─── INFORMATION SUPPLIED

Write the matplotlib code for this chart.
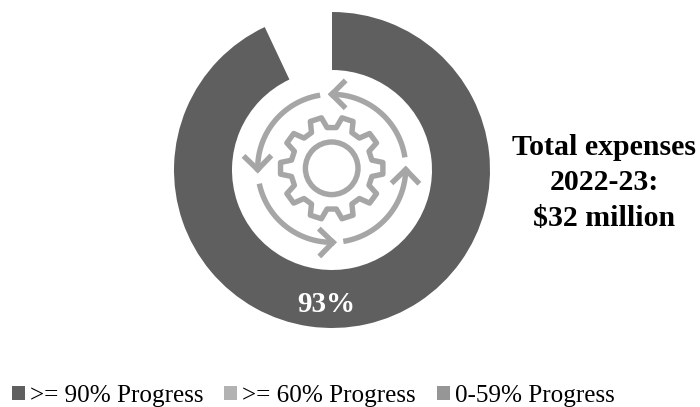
import numpy as np
import matplotlib
matplotlib.use("Agg")
import matplotlib.pyplot as plt
from matplotlib.patches import Circle, Polygon

# Data
categories = [">= 90% Progress", ">= 60% Progress", "0-59% Progress"]
values = [93, 0, 0]
colors = ["#5f5f5f", "#b2b2b2", "#969696"]
center_label = "93%"
side_title = "Total expenses\n2022-23:\n$32 million"

remainder = 100 - sum(values)
plt.rcParams["font.family"] = ["Liberation Serif", "DejaVu Serif"]
fig = plt.figure(figsize=(7, 4.07), dpi=100)
ax = fig.add_axes([0, 0, 1, 1])
H = 407
cx, cy = 332, H - 170
wedges, _ = ax.pie(values + [remainder], colors=colors + ["none"], startangle=90,
                   counterclock=False, radius=158, center=(cx, cy),
                   wedgeprops=dict(width=58, linewidth=0))
ax.set_xlim(0, 700)
ax.set_ylim(0, H)
ax.set_aspect("equal")
ax.axis("off")

# Icon
ic = "#a6a6a6"
ix, iy = 331.7, H - 168.3
lw = 3.9
ax.add_patch(Circle((ix, iy), 26.3, fill=False, ec=ic, lw=lw))
pts = []
for k in range(10):
    a = k * 36.0
    for da, r in [(-11.5, 41), (-6.5, 51.5), (6.5, 51.5), (11.5, 41)]:
        t = np.radians(a + da)
        pts.append((ix + r * np.cos(t), iy + r * np.sin(t)))
ax.add_patch(Polygon(pts, closed=True, fill=False, ec=ic, lw=lw, joinstyle="round"))
R = 74
for start, end in [(8.5, 90), (99, 181), (192, 271), (279, 359)]:
    t = np.radians(np.linspace(start, end, 60))
    ax.plot(ix + R * np.cos(t), iy + R * np.sin(t), color=ic, lw=lw, solid_capstyle="butt")
    tip = np.array([ix + R * np.cos(t[-1]), iy + R * np.sin(t[-1])])
    back = np.degrees(t[-1]) - 90  # opposite of direction of travel
    for off in (-45, 45):
        b = np.radians(back + off)
        ax.plot([tip[0], tip[0] + 17 * np.cos(b)], [tip[1], tip[1] + 17 * np.sin(b)],
                color=ic, lw=lw, solid_capstyle="projecting")

ax.text(326, H - 304, center_label, color="white", fontsize=21, fontweight="bold",
        ha="center", va="center")
ax.text(604, H - 183, side_title, color="black", fontsize=21.5, fontweight="bold",
        ha="center", va="center", linespacing=1.42)

ax.legend(wedges[:3], categories, ncol=3, frameon=False, fontsize=18.1,
          loc="lower left", bbox_to_anchor=(12 / 700, 0 / H), borderaxespad=0,
          borderpad=0, handlelength=0.52, handleheight=0.52, handletextpad=0.2,
          columnspacing=0.82)
fig.savefig("out.png", dpi=100)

──────

### GIVEN PROBLEM
Leave out the pictures and print every line of the data exactly.

### WRITTEN SOLUTION
Write the matplotlib code for this chart.
import numpy as np
import matplotlib
matplotlib.use("Agg")
import matplotlib.pyplot as plt
from matplotlib.patches import Circle, Polygon

# Data
categories = [">= 90% Progress", ">= 60% Progress", "0-59% Progress"]
values = [93, 0, 0]
colors = ["#5f5f5f", "#b2b2b2", "#969696"]
center_label = "93%"
side_title = "Total expenses\n2022-23:\n$32 million"

remainder = 100 - sum(values)
plt.rcParams["font.family"] = ["Liberation Serif", "DejaVu Serif"]
fig = plt.figure(figsize=(7, 4.07), dpi=100)
ax = fig.add_axes([0, 0, 1, 1])
H = 407
cx, cy = 332, H - 170
wedges, _ = ax.pie(values + [remainder], colors=colors + ["none"], startangle=90,
                   counterclock=False, radius=158, center=(cx, cy),
                   wedgeprops=dict(width=58, linewidth=0))
ax.set_xlim(0, 700)
ax.set_ylim(0, H)
ax.set_aspect("equal")
ax.axis("off")

# Icon
ic = "#a6a6a6"
ix, iy = 331.7, H - 168.3
lw = 3.9
ax.add_patch(Circle((ix, iy), 26.3, fill=False, ec=ic, lw=lw))
pts = []
for k in range(10):
    a = k * 36.0
    for da, r in [(-11.5, 41), (-6.5, 51.5), (6.5, 51.5), (11.5, 41)]:
        t = np.radians(a + da)
        pts.append((ix + r * np.cos(t), iy + r * np.sin(t)))
ax.add_patch(Polygon(pts, closed=True, fill=False, ec=ic, lw=lw, joinstyle="round"))
R = 74
for start, end in [(8.5, 90), (99, 181), (192, 271), (279, 359)]:
    t = np.radians(np.linspace(start, end, 60))
    ax.plot(ix + R * np.cos(t), iy + R * np.sin(t), color=ic, lw=lw, solid_capstyle="butt")
    tip = np.array([ix + R * np.cos(t[-1]), iy + R * np.sin(t[-1])])
    back = np.degrees(t[-1]) - 90  # opposite of direction of travel
    for off in (-45, 45):
        b = np.radians(back + off)
        ax.plot([tip[0], tip[0] + 17 * np.cos(b)], [tip[1], tip[1] + 17 * np.sin(b)],
                color=ic, lw=lw, solid_capstyle="projecting")

ax.text(326, H - 304, center_label, color="white", fontsize=21, fontweight="bold",
        ha="center", va="center")
ax.text(604, H - 183, side_title, color="black", fontsize=21.5, fontweight="bold",
        ha="center", va="center", linespacing=1.42)

ax.legend(wedges[:3], categories, ncol=3, frameon=False, fontsize=18.1,
          loc="lower left", bbox_to_anchor=(12 / 700, 0 / H), borderaxespad=0,
          borderpad=0, handlelength=0.52, handleheight=0.52, handletextpad=0.2,
          columnspacing=0.82)
fig.savefig("out.png", dpi=100)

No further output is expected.